Why was it necessary for Treasury to overstate the case in this way? Did it honestly believe we should be scared into accepting its new tax? A guide to the true impacts of climate change is the last century. There was detectable global warming, but the impacts can barely be seen. We live in a water-stressed country. Yet our own Weather Service reports “Higher temperatures will influence the rainfall, but it is still uncertain how the annual rainfall will change. It could increase in some parts of the country, and decrease in other parts.” The IPCC couldn’t have put it better!
Treasury’s Paper then considers the rationale for a tax. “Command and control regulations and market based instruments are used to control pollution.” Is carbon dioxide a pollutant? A dictionary definition of pollution is “The contamination of air, water, or soil by substances that are harmful to living organisms.” Carbon dioxide is not harmful to living organisms. To the contrary, it is the very basis of life.
The Paper then argues “Climate change and its effects are the result of GHG emissions, which are not paid for by the emitters.” That may be so, but many costs are born by society as a whole. Society can agree to build a bridge to cross a river. The costs may born by society, or the bridge may be tolled and paid for by users. The implicit assumption in the Paper is that ‘tolling’ is the only solution.
The Paper lists some issues underlying the design of a carbon tax. The first of these is “Environmental effectiveness – The ability of the tax to reduce GHG emissions.” Suddenly the rationale has moved from concern about the external costs associated with emissions to the emissions themselves.
It is futile to worry about South Africa’s emissions alone. Climate change is a global problem. Each year, South Africa emits about 125 million tons of carbon. China’s emissions are growing by an additional 200 million tons of carbon each year. South Africa could cut its emissions to nil, and the effects of climate change would still be there.
Until there is agreement on a global solution there is no purpose in placing additional imposts on our economy. A carbon tax would be a cost with no detectable benefit.
The only countries to have imposed carbon taxes are in the European Union. There is also a Canadian province, British Columbia. No developing nation has seen any merit in the idea.

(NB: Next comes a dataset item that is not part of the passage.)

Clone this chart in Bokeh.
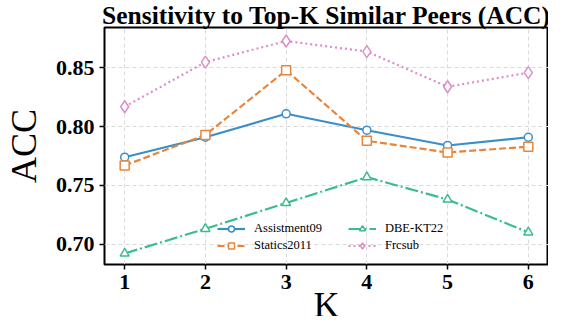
from bokeh.plotting import figure
from bokeh.embed import file_html
from bokeh.resources import INLINE
from bokeh.models import Legend, LegendItem, Range1d, FixedTicker, Title

K = [1, 2, 3, 4, 5, 6]
assist09 = [0.774, 0.791, 0.811, 0.797, 0.784, 0.791]
statics2011 = [0.767, 0.793, 0.848, 0.788, 0.778, 0.783]
dbekt22 = [0.692, 0.713, 0.735, 0.757, 0.738, 0.710]
frcsub = [0.817, 0.855, 0.873, 0.864, 0.834, 0.846]
y_ticks = [0.70, 0.75, 0.80, 0.85]
title_text = "Sensitivity to Top-K Similar Peers (ACC)"
x_label = "K"
y_label = "ACC"

SERIF = "Liberation Serif"
W, H = 548, 316

p = figure(width=W, height=H, output_backend="svg", toolbar_location=None,
           x_range=Range1d(0.75, 6.25), y_range=Range1d(0.6826, 0.8845),
           min_border_left=96, min_border_right=0, min_border_top=0, min_border_bottom=0)

p.title.text = title_text
p.title.text_font = SERIF
p.title.text_font_size = "25.5px"
p.title.text_font_style = "bold"
p.title.text_color = "black"
p.title.align = "center"
p.title.standoff = -4
p.title.offset = 0

p.outline_line_color = "black"
p.outline_line_width = 2
p.outline_line_alpha = 1

for ax in (p.xaxis[0], p.yaxis[0]):
    ax.axis_line_color = None
    ax.major_tick_line_color = "black"
    ax.major_tick_line_width = 1.5
    ax.major_tick_out = 5
    ax.major_tick_in = 0
    ax.minor_tick_line_color = None
    ax.major_label_text_font = SERIF
    ax.major_label_text_font_style = "bold"
    ax.major_label_text_font_size = "22px"
    ax.major_label_text_color = "black"

p.xaxis.ticker = FixedTicker(ticks=K)
p.yaxis.ticker = FixedTicker(ticks=y_ticks)
p.yaxis.major_label_overrides = {v: f"{v:.2f}" for v in y_ticks}
p.xaxis.major_label_standoff = 5
p.yaxis.major_label_standoff = 5

p.yaxis.axis_label = y_label
p.yaxis.axis_label_text_font = SERIF
p.yaxis.axis_label_text_font_style = "normal"
p.yaxis.axis_label_text_font_size = "36px"
p.yaxis.axis_label_text_color = "black"
p.yaxis.axis_label_standoff = 9

p.xgrid.grid_line_color = "#d9d9d9"
p.ygrid.grid_line_color = "#d9d9d9"
p.xgrid.grid_line_dash = "4 3"
p.ygrid.grid_line_dash = "4 3"
p.xgrid.grid_line_width = 1
p.ygrid.grid_line_width = 1

# x-axis label as a title in the bottom panel, tightened with a negative standoff
p.add_layout(Title(text=x_label, text_font=SERIF, text_font_size="36px",
                   text_font_style="normal", text_color="black",
                   align="center", vertical_align="bottom", standoff=-17), "below")

series = [
    ("Assistment09", assist09, "#3A8FC8", "solid", "circle", 8),
    ("Statics2011", statics2011, "#E9853B", "7 3", "square", 9),
    ("DBE-KT22", dbekt22, "#38BD8F", "13 3 2 3", "triangle", 9),
    ("Frcsub", frcsub, "#DD8EC8", "2 3", "diamond", 12),
]

items = []
for name, ys, color, dash, marker, size in series:
    r1 = p.line(K, ys, line_color=color, line_width=2.2, line_dash=dash)
    r2 = p.scatter(K, ys, marker=marker, size=size, line_color=color,
                   fill_color="white", line_width=1.5)
    items.append(LegendItem(label=name, renderers=[r1, r2]))

legend = Legend(items=items, ncols=2, location=(113, 11), orientation="vertical")
legend.label_text_font = SERIF
legend.label_text_font_size = "12.5px"
legend.label_text_color = "black"
legend.glyph_width = 28
legend.glyph_height = 15
legend.label_standoff = 9
legend.spacing = 2
legend.padding = 2
legend.margin = 0
legend.label_height = 15
legend.label_width = 92
legend.border_line_color = None
legend.background_fill_alpha = 0
p.add_layout(legend, "center")

open("out.html", "w").write(file_html(p, INLINE))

This is not altogether surprising. Development demands ever more energy. There is a direct relationship between energy consumption and GDP. Over 80% of the world’s energy is derived from fossil fuels. The International Energy Agency predicts this may fall to slightly less than 80% by 2035. However, ongoing economic growth will see a 30% increase in greenhouse gas emissions by then.Why should we slavishly follow the Europeans? There is absolutely no basis for a carbon tax in South Africa.